"But what the critics missed (and here not reading him makes a difference), and what never made it into the headlines is that the destabalizing agency in his work is not a reckless relativism or an acidic skepticism but rather an affirmation, a love of what in later years he would call the 'undeconstructible.' ...his critics never heard of this because it was not reported in Time Magazine, but they did not hesitate to denounce what they had not read..."Guilty. I was underinformed, but talked anyway. Not a good idea. So allow me to publically repent for violating the commandment not to bear false witness against one's neighbor. Caputo continues,
"It was not surprising that in the last fifteen years Derrida would start talking about religion, telling us about his 'religion (without religion),' about his 'prayers and tears' and about his Messiah."Perhaps related is a comment I will make on Princeton Seminary's new President Iain Torrance's intentionally (I suspect) ambiguous inaugural address on Friday.
Continue...Torrance certainly did not trumpet the Gospel-with-altar-call from the P.U. chapel, but (dare I say) an inaugural address that sought to foster connections between P.U. and P.T.S. may not have been the place for that.
When he first arrived, Torrance made much of Rabbi Jonathan Sack's The Dignity of Difference, which is an informed and responsible book, and a very (not surprisingly) Jewish book. There are statements in it against universality that can only fall from the lips of an adherent of a religion that makes no claims to universality, such as Judaism. A Christian cannot follow suit, unless of course the charge to "baptise all nations" actually reads "baptize some nations" or the promise that "every tongue shall confess and every knee shall bow" actually reads "some tongues and some knees" or the assurance that "Christ shall be all in all" actually reads "Christ shall be some in some." Of this I'm quite sure our new President is well aware.
But my reading of Torrance's earlier addresses to the Seminary that quoted heavily from Sacks was not that he meant the Church should take its cues from Sacks, but that Sack's comments are of great import for fostering the virtues of listening to alternate viewpoints in an academic environment. And believe you me, that is a message that an institution as divided as Princeton Seminary needs to hear.
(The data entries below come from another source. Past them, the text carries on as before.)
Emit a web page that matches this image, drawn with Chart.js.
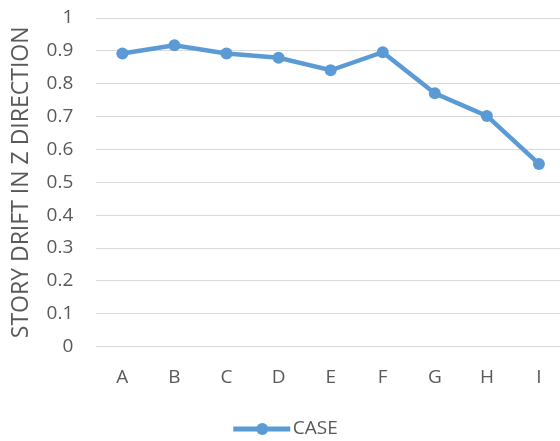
<!DOCTYPE html>
<html>
<head>
<meta charset="utf-8">
<script src="https://cdn.jsdelivr.net/npm/chart.js@4"></script>
<style>
  html, body { margin: 0; padding: 0; background: #fff; overflow: hidden; }
  #wrap { width: 560px; height: 441px; overflow: hidden; }
</style>
</head>
<body>
<div id="wrap"><canvas id="chart" width="565" height="441"></canvas></div>
<script>
const categories = ['A', 'B', 'C', 'D', 'E', 'F', 'G', 'H', 'I'];
const caseValues = [0.892, 0.917, 0.892, 0.879, 0.841, 0.896, 0.771, 0.702, 0.556];
const yTicks = [0, 0.1, 0.2, 0.3, 0.4, 0.5, 0.6, 0.7, 0.8, 0.9, 1];

const lineColor = '#5B9BD5';
const textColor = '#595959';
const fontFamily = "'Open Sans', 'Liberation Sans', sans-serif";

// legend marker: a thick line with a round dot, like the spreadsheet legend
const legendMarker = {
  id: 'legendMarker',
  afterDraw(chart) {
    const boxes = chart.legend.legendHitBoxes;
    if (!boxes || !boxes.length) return;
    const ctx = chart.ctx;
    const b = boxes[0];
    const cy = b.top + b.height / 2;
    ctx.save();
    ctx.strokeStyle = lineColor;
    ctx.lineWidth = 5;
    ctx.beginPath();
    ctx.moveTo(b.left - 2, cy);
    ctx.lineTo(b.left + 55, cy);
    ctx.stroke();
    ctx.fillStyle = lineColor;
    ctx.beginPath();
    ctx.arc(b.left + 27, cy, 6, 0, Math.PI * 2);
    ctx.fill();
    ctx.restore();
  }
};

new Chart(document.getElementById('chart').getContext('2d'), {
  type: 'line',
  data: {
    labels: categories,
    datasets: [{
      label: 'CASE',
      data: caseValues,
      borderColor: lineColor,
      backgroundColor: lineColor,
      borderWidth: 4.5,
      pointRadius: 6,
      pointBackgroundColor: lineColor,
      pointBorderWidth: 0,
      tension: 0
    }]
  },
  options: {
    responsive: false,
    animation: false,
    layout: { autoPadding: false, padding: { top: 18, left: 8, right: 0, bottom: -7.5 } },
    scales: {
      x: {
        offset: true,
        grid: { display: false, drawTicks: false },
        border: { display: false },
        ticks: { color: textColor, font: { family: fontFamily, size: 19 }, padding: 19.5 }
      },
      y: {
        min: 0,
        max: 1,
        afterBuildTicks(axis) { axis.ticks = yTicks.map(v => ({ value: v })); },
        // tick padding would otherwise also push the plot down from the top
        afterFit(axis) { axis.paddingTop = 0; axis.paddingBottom = 0; },
        grid: { color: '#d9d9d9', lineWidth: 1, drawTicks: false },
        border: { display: false },
        ticks: {
          color: textColor,
          font: { family: fontFamily, size: 19 },
          padding: 23,
          callback: v => String(v)
        },
        title: {
          display: true,
          text: 'STORY DRIFT IN Z DIRECTION',
          color: textColor,
          font: { family: fontFamily, size: 23 },
          padding: { top: 0, bottom: -12 }
        }
      }
    },
    plugins: {
      legend: {
        position: 'bottom',
        labels: {
          color: textColor,
          font: { family: fontFamily, size: 19 },
          boxWidth: 48,
          boxHeight: 5,
          padding: 11,
          generateLabels: chart => chart.data.datasets.map((ds, i) => ({
            text: ds.label,
            fillStyle: 'rgba(0,0,0,0)',
            strokeStyle: 'rgba(0,0,0,0)',
            lineWidth: 0,
            fontColor: textColor,
            datasetIndex: i
          }))
        }
      },
      tooltip: { enabled: false }
    }
  },
  plugins: [legendMarker]
});
</script>
</body>
</html>
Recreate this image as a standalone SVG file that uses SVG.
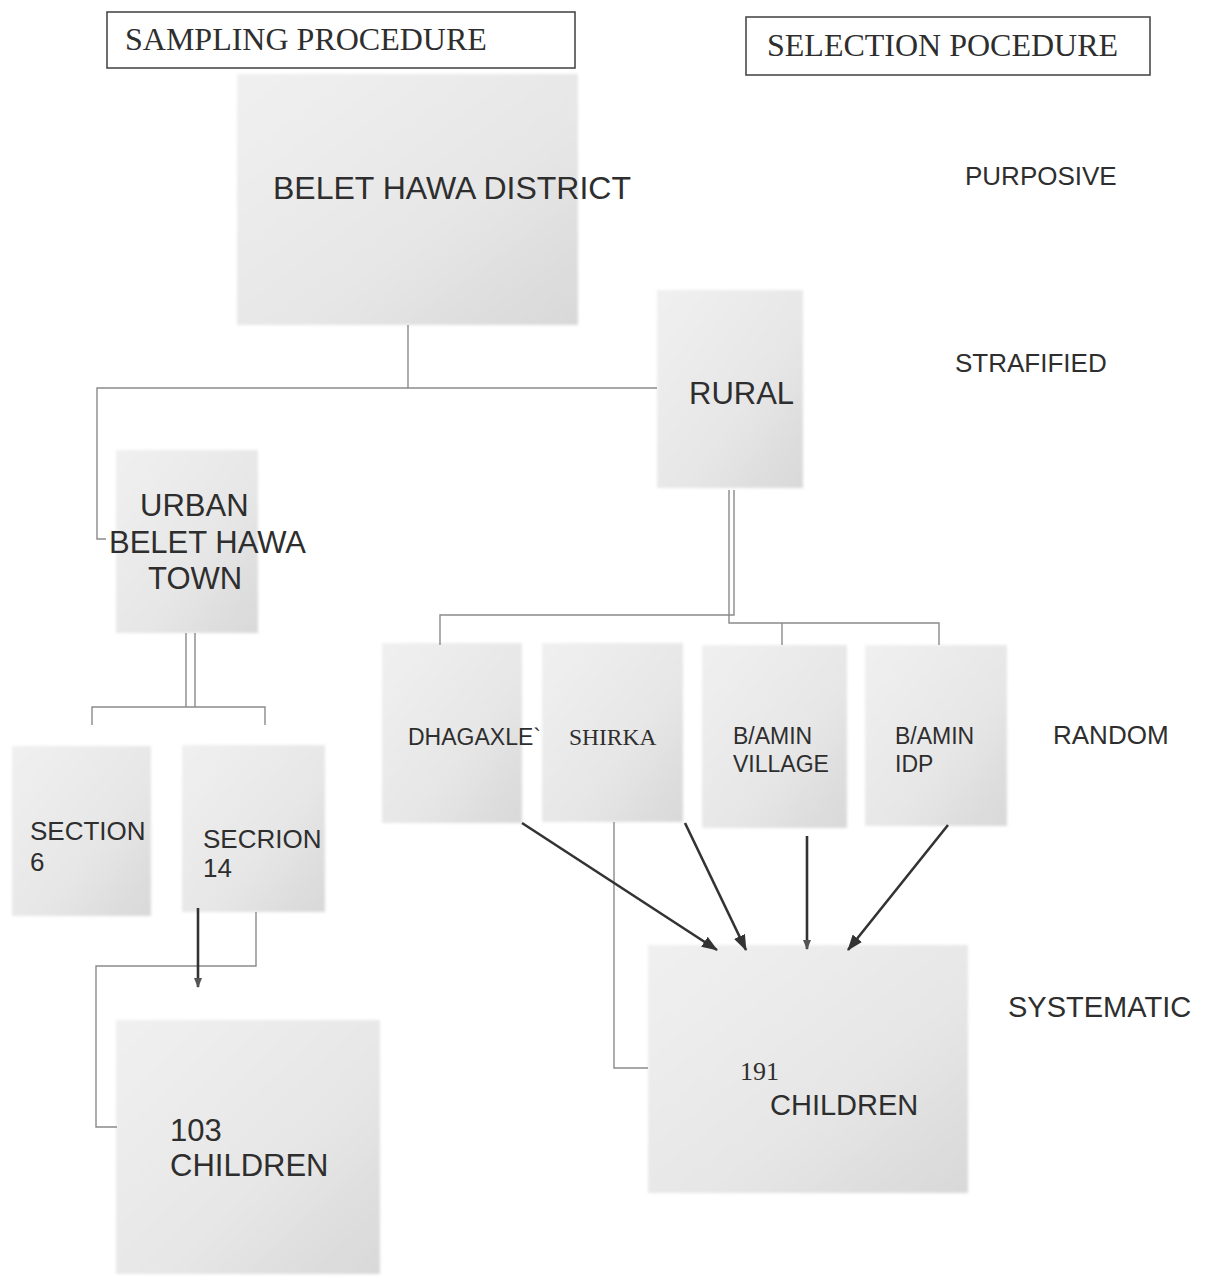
<svg xmlns="http://www.w3.org/2000/svg" width="1211" height="1284" viewBox="0 0 1211 1284">
<style>
.bg{fill:#ffffff}
.box{fill:url(#g);filter:url(#soft)}
.hdr{fill:#ffffff;stroke:#4a4a4a;stroke-width:1.6}
.ts{font-family:"Liberation Serif","Times New Roman",serif;fill:#2e2e2e}
.ta{font-family:"Liberation Sans",Arial,sans-serif;fill:#2e2e2e}
.thin{fill:none;stroke:#8a8a8a;stroke-width:1.4}
.thick{fill:none;stroke:#333333;stroke-width:2.6}
</style>
<defs>
<linearGradient id="g" x1="0" y1="0" x2="1" y2="1">
<stop offset="0" stop-color="#f0f0f0"/>
<stop offset="0.6" stop-color="#e6e6e6"/>
<stop offset="1" stop-color="#d8d8d8"/>
</linearGradient>
<filter id="soft" x="-5%" y="-5%" width="110%" height="110%">
<feGaussianBlur stdDeviation="1.5"/>
</filter>
<marker id="ah" viewBox="0 0 16 12" refX="15" refY="6" markerWidth="16" markerHeight="12" markerUnits="userSpaceOnUse" orient="auto">
<path d="M0,0 L16,6 L0,12 z" fill="#333333"/>
</marker>
<marker id="ahs" viewBox="0 0 10 8" refX="9" refY="4" markerWidth="10" markerHeight="8" markerUnits="userSpaceOnUse" orient="auto">
<path d="M0,0 L10,4 L0,8 z" fill="#555555"/>
</marker>
</defs>
<rect class="bg" x="0" y="0" width="1211" height="1284"/>

<g id="header-sampling">
<rect class="hdr" x="107" y="12" width="468" height="56"/>
<text class="ts" x="125" y="50" font-size="32">SAMPLING PROCEDURE</text>
</g>
<g id="header-selection">
<rect class="hdr" x="746" y="17" width="404" height="58"/>
<text class="ts" x="767" y="56" font-size="32">SELECTION POCEDURE</text>
</g>

<g id="node-district">
<rect class="box" x="237" y="74" width="341" height="251"/>
<text class="ta" x="273" y="199" font-size="32">BELET HAWA DISTRICT</text>
</g>
<g id="node-rural">
<rect class="box" x="657" y="290" width="146" height="198"/>
<text class="ta" x="689" y="404" font-size="31">RURAL</text>
</g>
<g id="node-urban">
<rect class="box" x="116" y="450" width="142" height="183"/>
<text class="ta" font-size="31"><tspan x="140" y="516">URBAN</tspan><tspan x="109" y="553">BELET HAWA</tspan><tspan x="148" y="589">TOWN</tspan></text>
</g>
<g id="node-section6">
<rect class="box" x="12" y="746" width="139" height="170"/>
<text class="ta" font-size="26"><tspan x="30" y="840">SECTION</tspan><tspan x="30" y="871">6</tspan></text>
</g>
<g id="node-section14">
<rect class="box" x="182" y="745" width="143" height="167"/>
<text class="ta" font-size="26"><tspan x="203" y="848">SECRION</tspan><tspan x="203" y="877">14</tspan></text>
</g>
<g id="node-dhagaxley">
<rect class="box" x="382" y="643" width="140" height="180"/>
<text class="ta" x="408" y="745" font-size="23">DHAGAXLE`</text>
</g>
<g id="node-shirka">
<rect class="box" x="542" y="643" width="141" height="179"/>
<text class="ts" x="569" y="745" font-size="23.5">SHIRKA</text>
</g>
<g id="node-bamin-village">
<rect class="box" x="702" y="645" width="145" height="183"/>
<text class="ta" font-size="23"><tspan x="733" y="744">B/AMIN</tspan><tspan x="733" y="772">VILLAGE</tspan></text>
</g>
<g id="node-bamin-idp">
<rect class="box" x="865" y="645" width="142" height="181"/>
<text class="ta" font-size="23"><tspan x="895" y="744">B/AMIN</tspan><tspan x="895" y="772">IDP</tspan></text>
</g>
<g id="node-children-103">
<rect class="box" x="116" y="1020" width="264" height="254"/>
<text class="ta" font-size="31"><tspan x="170" y="1141">103</tspan><tspan x="170" y="1176">CHILDREN</tspan></text>
</g>
<g id="node-children-191">
<rect class="box" x="648" y="945" width="320" height="248"/>
<text class="ts" x="740" y="1080" font-size="26">191</text>
<text class="ta" x="770" y="1115" font-size="29">CHILDREN</text>
</g>

<g id="label-purposive"><text class="ta" x="965" y="185" font-size="26">PURPOSIVE</text></g>
<g id="label-strafified"><text class="ta" x="955" y="372" font-size="26">STRAFIFIED</text></g>
<g id="label-random"><text class="ta" x="1053" y="744" font-size="26">RANDOM</text></g>
<g id="label-systematic"><text class="ta" x="1008" y="1017" font-size="29">SYSTEMATIC</text></g>

<g id="connectors">
<path class="thin" d="M408,325 V388 H657"/>
<path class="thin" d="M408,388 H97 V539 H106"/>
<path class="thin" d="M186,633 V707 M195,633 V707"/>
<path class="thin" d="M92,725 V707 H265 V725"/>
<path class="thin" d="M734,490 V615 H440 V645"/>
<path class="thin" d="M729,490 V623 H939 V645 M782,623 V645"/>
<path class="thin" d="M256,912 V966 H96 V1127 H117"/>
<path class="thin" d="M614,822 V1068 H648"/>
<line class="thick" x1="198" y1="908" x2="198" y2="987" marker-end="url(#ahs)"/>
<line class="thick" x1="522" y1="823" x2="717" y2="950" marker-end="url(#ah)"/>
<line class="thick" x1="685" y1="823" x2="746" y2="950" marker-end="url(#ah)"/>
<line class="thick" x1="807" y1="836" x2="807" y2="949" marker-end="url(#ahs)"/>
<line class="thick" x1="948" y1="825" x2="848" y2="950" marker-end="url(#ah)"/>
</g>
</svg>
I suspect Torrance also recommended Sacks because he very eloquently reminds Christians how poorly the revelation they've been entrusted with has at times been stewarded. (Interestingly, so has the current Pope.)
But Torrance, so it seems to me, must believe in the definitive and final revelation of God in Christ (along with its inevitable universality), for he has made that quite clear in other chapel addresses. Following his father (T.F. Torrance), who followed Karl Barth, President Torrance has humbly and happily asserted that the person of Jesus Christ tells us who God is, and that there is in fact no other God than this. And what's great about that statement is of course that it's not distinctly "Torrancian," or "Barthian" - it's simply Christian.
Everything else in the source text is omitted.